CloudFormation determines the differences between the current state and the desired state and then executes changes to make the desired state a reality.

To do a tl;dr, if you’re just here for the benefits, here they are:

  1. Introducing weird applications and things to the ecosystem doesn’t make things weird for others, unlike my 2017 example.
  2. There’s no self-managed single point of failure.
  3. Adding new environments is simple - we could easily use this to roll out an environment on a different continent.
  4. You can see your pull requests live before you merge. We can spin up a temporary version as soon as a pull request is made. If you have a QA team that clicks through an application before it goes live, they can do that with your instance.
  5. It’s trivial to auto-scale. You just say you need an application to run five instances, and if the CPU load on them is 80%, then spin up five more.

It’s not perfect, but…

Don’t get me wrong, this setup is not without faults (which one is, really?). CloudFormation is extremely fragile in the beginning. It’s a slightly hostile environment, and it takes a lot of trial and error to get to a place where you’re being somewhat productive.
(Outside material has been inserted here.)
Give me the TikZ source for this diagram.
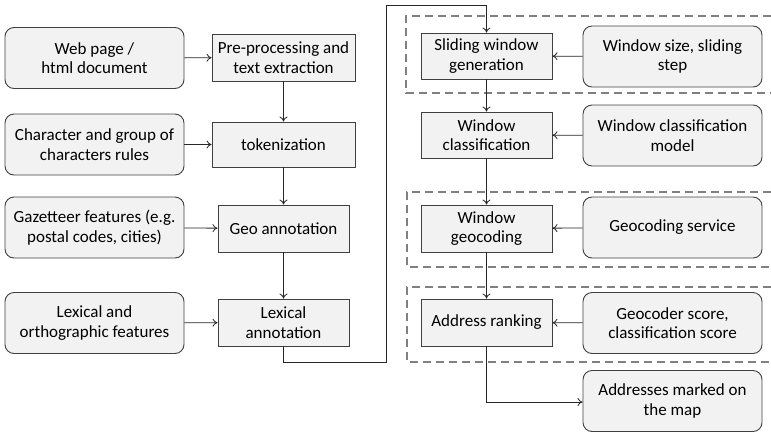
\documentclass[tikz,border=0pt]{standalone}
\usepackage{fontspec}
\setmainfont{Carlito}
\usetikzlibrary{arrows.meta}
\definecolor{boxfill}{HTML}{F2F2F2}
\definecolor{boxline}{HTML}{404040}
\definecolor{dashgray}{HTML}{808080}
\tikzset{
  inbox/.style={draw=boxline, fill=boxfill, rounded corners=9pt, line width=0.9pt,
    minimum width=179pt, minimum height=61pt, align=center, inner sep=1pt,
    font=\fontsize{17}{19.5}\selectfont},
  procbox/.style={draw=boxline, fill=boxfill, line width=0.9pt,
    minimum width=131pt, minimum height=47pt, align=center, inner sep=1pt,
    font=\fontsize{17}{19.5}\selectfont},
  flow/.style={draw=black!85, line width=0.8pt, -{To[length=5pt,width=8pt]}},
  grp/.style={draw=dashgray, line width=1.6pt, dash pattern=on 8pt off 5pt}
}
\begin{document}
\begin{tikzpicture}[x=1pt,y=-1pt]
\useasboundingbox (0,0) rectangle (771,432);
% dashed groups
\draw[grp] (771,16) -- (406,16) -- (406,93) -- (771,93);
\draw[grp] (771,192) -- (407,192) -- (407,267) -- (771,267);
\draw[grp] (771,287) -- (407,287) -- (407,362) -- (771,362);
% left inputs
\node[inbox] (web) at (94.5,58) {Web page /\\html document};
\node[inbox] (chr) at (94.5,144.5) {Character and group of\\characters rules};
\node[inbox] (gaz) at (94.5,227.5) {Gazetteer features (e.g.\\postal codes, cities)};
\node[inbox] (lex) at (94.5,323) {Lexical and\\orthographic features};
% middle process
\node[procbox, minimum width=143pt] (pre) at (283.5,57.5) {Pre-processing and\\text extraction};
\node[procbox, minimum width=143pt, minimum height=45pt] (tok) at (283.5,144.5) {tokenization};
\node[procbox] (geo) at (283.5,228.5) {Geo annotation};
\node[procbox] (lexa) at (283.5,322.5) {Lexical\\annotation};
% right process
\node[procbox, minimum height=46pt] (slide) at (486.5,56) {Sliding window\\generation};
\node[procbox, minimum height=46pt] (wcls) at (486.5,135) {Window\\classification};
\node[procbox] (wgeo) at (486.5,228.5) {Window\\geocoding};
\node[procbox] (rank) at (486.5,322.5) {Address ranking};
% right inputs
\node[inbox] (wsize) at (672.5,56.5) {Window size, sliding\\step};
\node[inbox] (wmod) at (672.5,135.5) {Window classification\\model};
\node[inbox] (gsrv) at (672.5,227.5) {Geocoding service};
\node[inbox] (gscore) at (672.5,323) {Geocoder score,\\classification score};
\node[inbox] (marked) at (672.5,401) {Addresses marked on\\the map};
% connectors
\draw[flow] (web) -- (pre);
\draw[flow] (chr) -- (tok);
\draw[flow] (gaz) -- (geo);
\draw[flow] (lex) -- (lexa);
\draw[flow] (pre) -- (tok);
\draw[flow] (tok) -- (geo);
\draw[flow] (geo) -- (lexa);
\coordinate (r1) at (283.5,362);
\coordinate (r2) at (386,362);
\coordinate (r3) at (386,5);
\coordinate (r4) at (486.5,5);
\draw[flow] (lexa.south) -- (r1) -- (r2) -- (r3) -- (r4) -- (slide.north);
\draw[flow] (wsize) -- (slide);
\draw[flow] (wmod) -- (wcls);
\draw[flow] (gsrv) -- (wgeo);
\draw[flow] (gscore) -- (rank);
\draw[flow] (slide) -- (wcls);
\draw[flow] (wcls) -- (wgeo);
\draw[flow] (wgeo) -- (rank);
\coordinate (r5) at (486.5,402);
\draw[flow] (rank.south) -- (r5) -- (marked.west |- r5);
\end{tikzpicture}
\end{document}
But the biggest hurdle was building legacy applications in Docker. I cannot explain how frustrating it is to take things built in the Wild West and try to cram them into the nice restrictions of Docker. But this would happen with any containerization tech.

Trust me and start building your applications with Docker, even if it’s for local use.

You’ll thank me when you start going into something like this.

5 year retrospective

This platform has been in production use since 2019, and in that time the traffic grew by an even 100x, approaching 100,000 requests per second.

Some choices proved excellent, some needed tweaking, and some I regret.

However, after 5 years without a major incident, I’m happy to call the project a massive success, and I look forward to giving a more thorough retrospective in an upcoming talk and article.